People who say that a difference in politics doesn’t matter when it comes to friendship are a) lying and b) massively privileged. ‘Politics’ is not just something we talk about in hushed tones over the dinner table or laugh about when watching Mock the Week. It has an impact on everything in our lives, from the price of tinnies in Tesco to whether our landlords are allowed to charge us ridiculous costs. And y’know, whether people from minority groups are allowed to exist without the constant fear of persecution and discrimination. I’m queer, trans, fat, mentally ill, and a survivor. I don’t really have the privilege to decide if I ‘let’ politics impact upon my life and relationships: my existence is political in and of itself, so all of my relationships are too.
Glossing over political disagreements or claiming that politics isn’t worth losing a friend over implies that human rights are frivolous, trivial issues. Conservative politicians in the US criminalising abortions and cutting reproductive healthcare isn’t inconsequential. The UK Home Office sending an openly gay asylum seeking rugby player back to Kenya, despite acknowledging that it is actively dangerous to be openly LGBTQ+ there, isn’t minor. For that matter, the imperialist colonisation of countries like Kenya (where rich white people forced their homophobic and racist politics onto the native residents, thus creating situations in these countries now where minorities are persecuted due to outdated imperialist laws) isn’t minor either. Trans Women of Colour facing discrimination, violence and murder every day, simply for existing, isn’t insignificant.

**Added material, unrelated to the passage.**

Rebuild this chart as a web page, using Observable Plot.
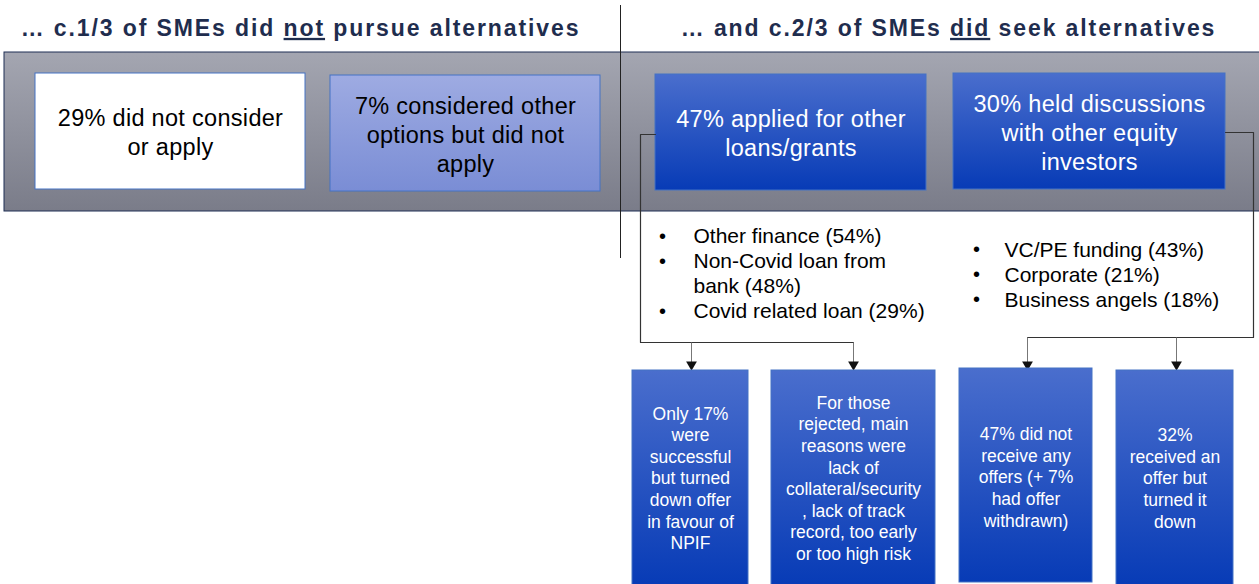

Politics are inherently linked with human rights and our politics are a reflection of our personalities, opinions and core beliefs. For example, there may be some seemingly ‘very nice’ people who hold conservative views, but would never dream of criminalising abortions or removing legal protections for transgender people. However, the unavoidable truth is that by aligning yourself with those views and supporting these parties through voting and membership, you endorse ALL the views that particular branch of politics supports, regardless of whether you personally agree with all of them or not. You just can’t pick and choose which Human Rights you support.
This isn’t just about party politics. I have met people who are on the same wing of the political spectrum as me yet they don’t support the legal recognition of non-binary people or are actively fatphobic; I cannot be friends with them either, as those personal politics still show that they see people like me as lesser, and that they don’t care about our liberation. I am a firm believer in the words of Audre Lorde: ‘I am not free while any [person] is unfree, even when [their] shackles are very different from my own.’ You cannot just ignore the oppression of others because you don’t face the same active discrimination.
It is not ‘just’ politics or ‘just’ a vote. Your politics have an impact on other people’s lives and who you vote for makes a real difference between whether it will be easy for me to exist as who I am, or whether it won’t. Politics should ‘get in the way’ of friendship. Politics should matter! If you have the ability to say that you don’t want a difference in politics to affect friendships, then you need to sit down with yourself, unpack your privilege and acknowledge why I personally can’t just ‘put politics aside’.
By all means I think it’s important that we don’t exist in complete bubbles, unaware of any other political opinion, as that is dangerous for minorities too and allows for a breeding ground of hatefulness and violence in bigots. I believe that people with privilege need to do the work and educate themselves on issues they don’t experience and actively work on deconstructing the systems of power they benefit from, but I don’t think that work should have to be prompted by an oppressed person, and I don’t think that oppressed people should have to surround themselves with people who politically (and thus fundamentally) disagree with their very existence in the name of bipartisanship or open-mindedness. Our friends are our chosen family and I choose to surround myself with people who understand my life experiences and support my existence, and that’s okay, actually.